→ **Stated exercise**:
Take the lines from the head of the listing through the one bearing "['#0000ff', '#008000', '#ff0000', '#00bfbf', '#bf00bf'];" and copy them exactly, leaving every picture out.
───── Data entries ─────
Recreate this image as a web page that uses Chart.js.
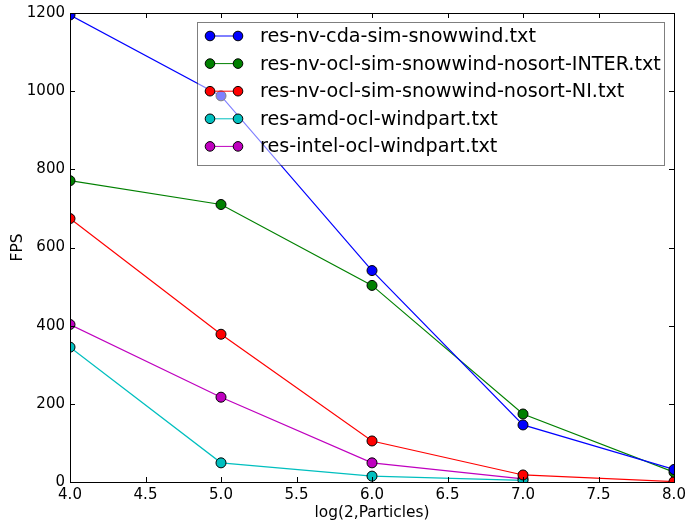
<!DOCTYPE html>
<html lang="en">
<head>
    <meta charset="UTF-8">
    <title>FPS vs particles</title>
    <script src="https://cdn.jsdelivr.net/npm/chart.js"></script>
    <style>
        html, body { margin: 0; padding: 0; background: #fff; }
        #wrap { width: 686px; height: 524px; }
    </style>
</head>
<body>
    <div id="wrap"><canvas id="fpsChart" width="686" height="524"></canvas></div>

    <script>
        // log2 of particle count
        const xValues = [4, 5, 6, 7, 8];

        const seriesNames = [
            'res-nv-cda-sim-snowwind.txt',
            'res-nv-ocl-sim-snowwind-nosort-INTER.txt',
            'res-nv-ocl-sim-snowwind-nosort-NI.txt',
            'res-amd-ocl-windpart.txt',
            'res-intel-ocl-windpart.txt'
        ];
        const seriesColors = ['#0000ff', '#008000', '#ff0000', '#00bfbf', '#bf00bf'];

        const cdaSnowwind   = [1195, 988, 541, 146, 32];
        const oclInter      = [771, 710, 503, 174, 25];
        const oclNI         = [674, 378, 105, 18, 1];
        const amdWindpart   = [345, 49, 15, 4];
        const intelWindpart = [403, 217, 49, 8];

        const seriesValues = [cdaSnowwind, oclInter, oclNI, amdWindpart, intelWindpart];

        const FONT = 'DejaVu Sans';

        // matplotlib-style inward ticks on all four sides + frame
        const frameTicks = {
            id: 'frameTicks',
            afterDatasetsDraw(chart) {
                const { ctx, chartArea: a, scales } = chart;
                ctx.save();
                ctx.strokeStyle = '#000';
                ctx.lineWidth = 1;
                ctx.beginPath();
                scales.x.ticks.forEach(t => {
                    const px = Math.round(scales.x.getPixelForValue(t.value)) + 0.5;
                    ctx.moveTo(px, a.bottom); ctx.lineTo(px, a.bottom - 5);
                    ctx.moveTo(px, a.top); ctx.lineTo(px, a.top + 5);
                });
                scales.y.ticks.forEach(t => {
                    const py = Math.round(scales.y.getPixelForValue(t.value)) + 0.5;
                    ctx.moveTo(a.left, py); ctx.lineTo(a.left + 5, py);
                    ctx.moveTo(a.right, py); ctx.lineTo(a.right - 5, py);
                });
                ctx.stroke();
                ctx.strokeRect(Math.round(a.left) + 0.5, Math.round(a.top) + 0.5,
                    Math.round(a.right - a.left), Math.round(a.bottom - a.top));
                ctx.restore();
            }
        };

        // legend box drawn over the lines, half transparent like matplotlib
        const boxLegend = {
            id: 'boxLegend',
            afterDatasetsDraw(chart) {
                const ctx = chart.ctx;
                const bx = 197.5, by = 22.5, bw = 467, bh = 143;
                ctx.save();
                ctx.fillStyle = 'rgba(255,255,255,0.5)';
                ctx.fillRect(bx, by, bw, bh);
                ctx.strokeStyle = 'rgba(0,0,0,0.5)';
                ctx.lineWidth = 1;
                ctx.strokeRect(bx, by, bw, bh);
                ctx.font = '19.2px "' + FONT + '"';
                ctx.textBaseline = 'middle';
                seriesNames.forEach((name, i) => {
                    const y = 36 + i * 27.6;
                    ctx.strokeStyle = seriesColors[i];
                    ctx.beginPath();
                    ctx.moveTo(210, y); ctx.lineTo(238, y);
                    ctx.stroke();
                    [210, 238].forEach(x => {
                        ctx.beginPath();
                        ctx.arc(x, y, 4.8, 0, Math.PI * 2);
                        ctx.fillStyle = seriesColors[i];
                        ctx.fill();
                        ctx.strokeStyle = '#000';
                        ctx.stroke();
                    });
                    ctx.fillStyle = '#000';
                    ctx.fillText(name, 260, y + 1);
                });
                ctx.restore();
            }
        };

        new Chart(document.getElementById('fpsChart').getContext('2d'), {
            type: 'line',
            data: {
                datasets: seriesNames.map((name, i) => ({
                    label: name,
                    data: seriesValues[i].map((v, j) => ({ x: xValues[j], y: v })),
                    borderColor: seriesColors[i],
                    backgroundColor: seriesColors[i],
                    borderWidth: 1.2,
                    pointRadius: 5,
                    pointBorderColor: '#000',
                    pointBorderWidth: 1,
                    pointBackgroundColor: seriesColors[i],
                    tension: 0,
                    clip: 0
                }))
            },
            options: {
                responsive: false,
                animation: false,
                events: [],
                layout: { padding: { top: 13, right: 12, left: 0, bottom: 0 } },
                plugins: {
                    legend: { display: false },
                    tooltip: { enabled: false }
                },
                scales: {
                    x: {
                        type: 'linear',
                        min: 4, max: 8,
                        grid: { display: false, drawTicks: false },
                        border: { display: false },
                        ticks: {
                            stepSize: 0.5,
                            padding: 4,
                            color: '#000',
                            font: { family: FONT, size: 15 },
                            callback: v => v.toFixed(1)
                        },
                        title: {
                            display: true,
                            text: 'log(2,Particles)',
                            color: '#000',
                            font: { family: FONT, size: 15.4 },
                            padding: { top: 2, bottom: 2 }
                        },
                        afterFit(scale) {
                            scale.height = 42;
                            scale.paddingLeft = 0;
                            scale.paddingRight = 0;
                        }
                    },
                    y: {
                        min: 0, max: 1200,
                        grid: { display: false, drawTicks: false },
                        border: { display: false },
                        ticks: {
                            stepSize: 200,
                            padding: 5,
                            color: '#000',
                            font: { family: FONT, size: 15 },
                            callback: v => String(v)
                        },
                        title: {
                            display: true,
                            text: 'FPS',
                            color: '#000',
                            font: { family: FONT, size: 15.4 },
                            padding: { top: 9, bottom: 0 }
                        },
                        afterFit(scale) {
                            scale.width = 70;
                            scale.paddingTop = 0;
                            scale.paddingBottom = 0;
                        }
                    }
                }
            },
            plugins: [frameTicks, boxLegend]
        });
    </script>
</body>
</html>
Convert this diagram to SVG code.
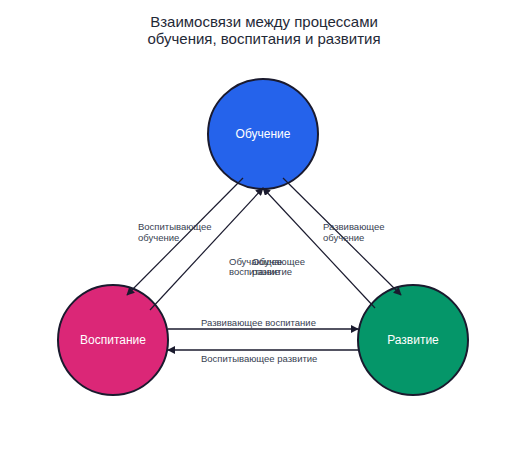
<svg xmlns="http://www.w3.org/2000/svg" width="526" height="454" viewBox="0 0 526 454">
<style>
.title{font-family:"Liberation Sans",Arial,sans-serif;font-size:15px;fill:#1f2937;text-anchor:middle}
.node circle{stroke:#1a1a2e;stroke-width:2}
.node text{font-family:"Liberation Sans",Arial,sans-serif;font-size:12px;fill:#ffffff;text-anchor:middle}
.edge{stroke:#1a1a2e;stroke-width:1.2;fill:none;marker-end:url(#arrow)}
.edge.h{stroke-width:1.6}
.lbl{font-family:"Liberation Sans",Arial,sans-serif;font-size:9.5px;fill:#374151}
</style>
<defs>
<marker id="arrow" viewBox="0 0 10 10" refX="9" refY="5" markerWidth="8" markerHeight="8" markerUnits="userSpaceOnUse" orient="auto">
<path d="M0,0 L10,5 L0,10 z" fill="#1a1a2e"/>
</marker>
</defs>
<rect width="526" height="454" fill="#ffffff"/>
<text class="title" x="264" y="27">Взаимосвязи между процессами</text>
<text class="title" x="264" y="44">обучения, воспитания и развития</text>
<g id="node-obuchenie" class="node">
<circle cx="263" cy="134" r="55" fill="#2563eb"/>
<text x="263" y="138">Обучение</text>
</g>
<g id="node-vospitanie" class="node">
<circle cx="113" cy="340" r="55" fill="#db2777"/>
<text x="113" y="344">Воспитание</text>
</g>
<g id="node-razvitie" class="node">
<circle cx="413" cy="340" r="55" fill="#059669"/>
<text x="413" y="344">Развитие</text>
</g>
<g id="connectors">
<line class="edge" x1="243" y1="178" x2="127" y2="295"/>
<line class="edge" x1="150" y1="310" x2="263" y2="188"/>
<line class="edge" x1="375" y1="308" x2="263" y2="188"/>
<line class="edge" x1="283" y1="178" x2="401" y2="295"/>
<line class="edge h" x1="168" y1="329" x2="358" y2="329"/>
<line class="edge h" x1="358" y1="350" x2="168" y2="350"/>
</g>
<g id="labels">
<text class="lbl" x="138" y="230">Воспитывающее</text>
<text class="lbl" x="138" y="241">обучение</text>
<text class="lbl" x="229" y="265">Обучающее</text>
<text class="lbl" x="229" y="275">воспитание</text>
<text class="lbl" x="252" y="265">Обучающее</text>
<text class="lbl" x="252" y="275">развитие</text>
<text class="lbl" x="323" y="230">Развивающее</text>
<text class="lbl" x="323" y="241">обучение</text>
<text class="lbl" x="201" y="326">Развивающее воспитание</text>
<text class="lbl" x="201" y="362">Воспитывающее развитие</text>
</g>
</svg>
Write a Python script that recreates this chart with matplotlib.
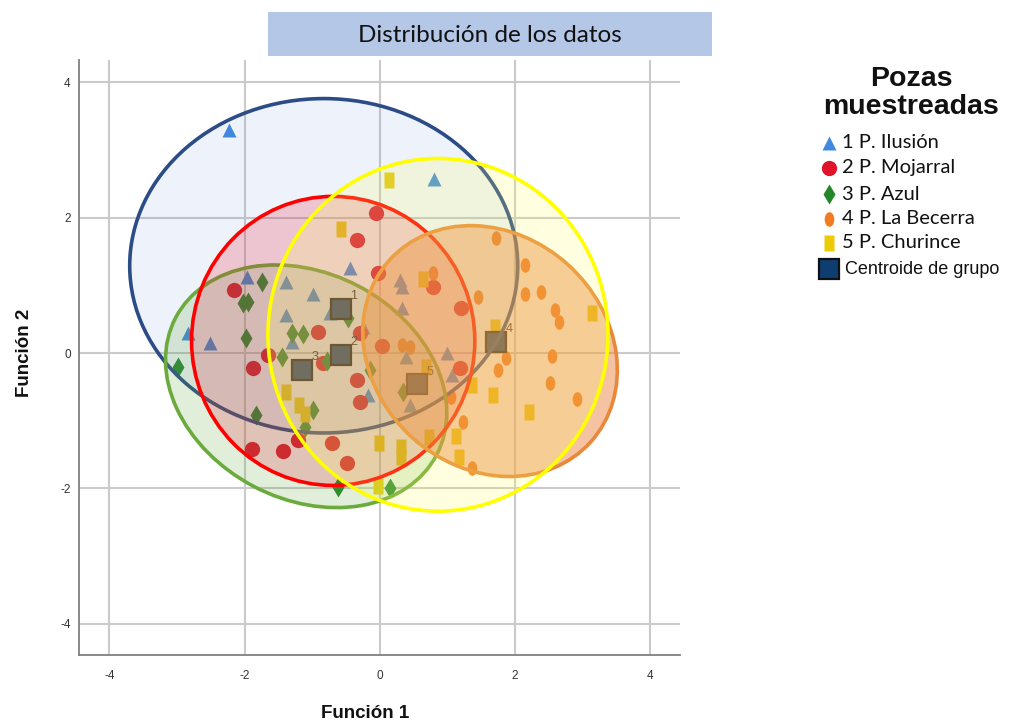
─────
→ **Solved exercise**:
Recreate this image as a web page that uses Chart.js.
<!DOCTYPE html>
<html lang="en">
<head>
    <meta charset="UTF-8">
    <title>FPS vs particles</title>
    <script src="https://cdn.jsdelivr.net/npm/chart.js"></script>
    <style>
        html, body { margin: 0; padding: 0; background: #fff; }
        #wrap { width: 686px; height: 524px; }
    </style>
</head>
<body>
    <div id="wrap"><canvas id="fpsChart" width="686" height="524"></canvas></div>

    <script>
        // log2 of particle count
        const xValues = [4, 5, 6, 7, 8];

        const seriesNames = [
            'res-nv-cda-sim-snowwind.txt',
            'res-nv-ocl-sim-snowwind-nosort-INTER.txt',
            'res-nv-ocl-sim-snowwind-nosort-NI.txt',
            'res-amd-ocl-windpart.txt',
            'res-intel-ocl-windpart.txt'
        ];
        const seriesColors = ['#0000ff', '#008000', '#ff0000', '#00bfbf', '#bf00bf'];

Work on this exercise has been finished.